This is a guest post by Jim Head, a/k/a “Papa J,” our brother-in-law. At our invitation, he and his wife, Mary, are sharing a “2 Roads Diverged” view of their recent trip:
Just three weeks ago, my wife Mary and I were anticipating a long-awaited trip to Switzerland where we would visit our oldest daughter Kate, her husband Mark and two young children, Lena and Johnny.
It was unlike me to be packed three days before our date of departure, which suggests how ready I was to see this family and to slip away from the work-a-day in Des Moines where we live.
Years ago, Mary and I had always hoped we would travel overseas – we had our passports ready – but it wasn’t until Kate and her family moved there in 2010 that we had the incentive to make that happen. This trip would be our third since their assignment began and possibly the last to this location before they return to the U.S. It’s unlikely we will ever visit Switzerland again, so this visit had a slight melancholy feel about it.
Along with having a daughter pick you up at the airport, few “tourists” receive the greeting upon arrival that we do – one that includes flowers, bottles of water and two cute, little blonde-headed children jumping up and down waving Swiss and American flags shouting “Grandma!” and “Papa J!”
How can one not travel to Switzerland to see that?
The primary purpose of our travel is to immerse ourselves in this all-too-distant family and to capture a snapshot of their Swiss life. Kate and Mark are gracious in allowing us to upset their family routine during our extended visits. I marvel at how easily and completely Lena (3 ½) and Johnny (2) embrace our company and how much they want to be with us. From the beginning, we are in high demand when it comes to seating arrangements, reading stories, playing games and tucking in at night. Of course it doesn’t hurt that their grandmother has a well-established reputation for delivering marshmallows and jelly beans whenever we meet, but I give credit and thanks to Kate for helping keep our distant relationships alive and for building the excitement for those special times we can be with each other.
What I value most about our time with Kate and her family isn’t the visits to the castles, the beautiful mountains or lakes that are part of her Swiss environment as much as the everyday experiences and cultural differences of living there. I love waking up and sitting at Kate’s kitchen table, a room usually flooded with bright morning light, and enjoying a Nespresso longo or cappuccino as we plan the day. From that third-floor perspective, one can view a rural countryside dappled with small farms, orchards and fields growing a variety of crops including wheat, sugar beets, corn and hay. Swiss farmers make efficient use of every square meter of land available to them.
From that same kitchen table, one can watch the bright red electric Swiss trains silently arrive and depart four times every hour – to the exact minute – at a station less than a block away.
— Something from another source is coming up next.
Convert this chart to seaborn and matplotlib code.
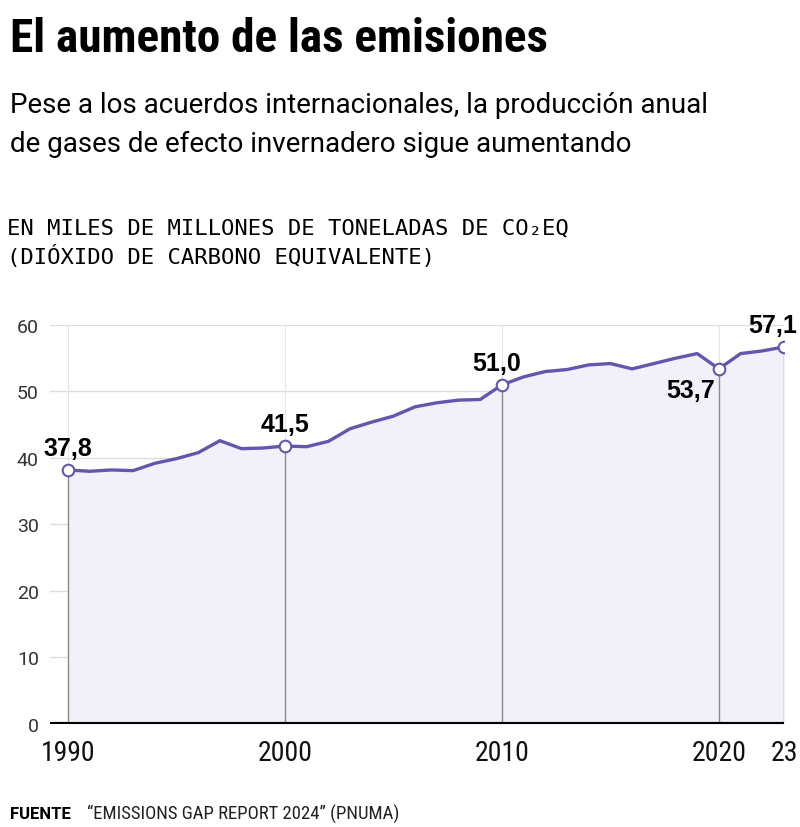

Walk 15 minutes west from the apartment building and you are in a forest – among tall pines where you feel their coolness and hear nothing but the soothing call of the doves that inhabit them.
Walk 15 minutes east and you are among stores and businesses, including Kate’s preferred food store called Co-op. I take every opportunity to accompany her to the Co-op to compare the different foods, the common brands, as well as to view the beautiful array of produce, breads and cheeses the Swiss choose for their meals.
Lena’s school is a simple walk in yet another direction – just past a small yard with goats and rabbits, and the tidy homes with their functioning shutters and flowering window boxes. The preschool itself contains a workbench featuring steel hammers and nails, coping saws with blades, hand drills with steel bits and blocks of wood – you’ll find no colorful, oversized plastic Fisher Price tools for these Swiss kinder.
Switzerland takes me back to a simple, less complicated time, similar to the 1950s when I was growing up in southwest Iowa – a time when kids ran through neighborhoods, gathered on playgrounds and rode bikes without adult supervision – before there were fears of child molesters and abductions.
People leave unsecured strollers and bikes parked outside stores, trusting they’ll still be there when they return. Individuals walk across streets, some without looking, knowing autos, trucks and bikes will stop for them. It is rare to hear the horn of a car or the blaring sound of someone else’s music. In the village of Biberest where Kate lives, businesses and grocery stores close on Sundays – encouraging family activities and visits. It seems people are content with having fewer things and smaller homes while placing a high value on the quality of their environment and how they live.
There remains an air of innocence and respect for each other – a simplicity of life – that has been forgotten or lost in the U.S. today.
For the first time since Kate, Mark, Lena and Johnny left, I find myself anticipating their return to the United States – it seems they are ready to return to family, as well. It’s time for all of us to be together. And as much as I look forward to having them “home,” I worry about their re-entry to the frenzied pace, the politics and consumerism they have been living without. My hope is we can all remember the lessons of that beautiful place and somehow apply them to the way we live here.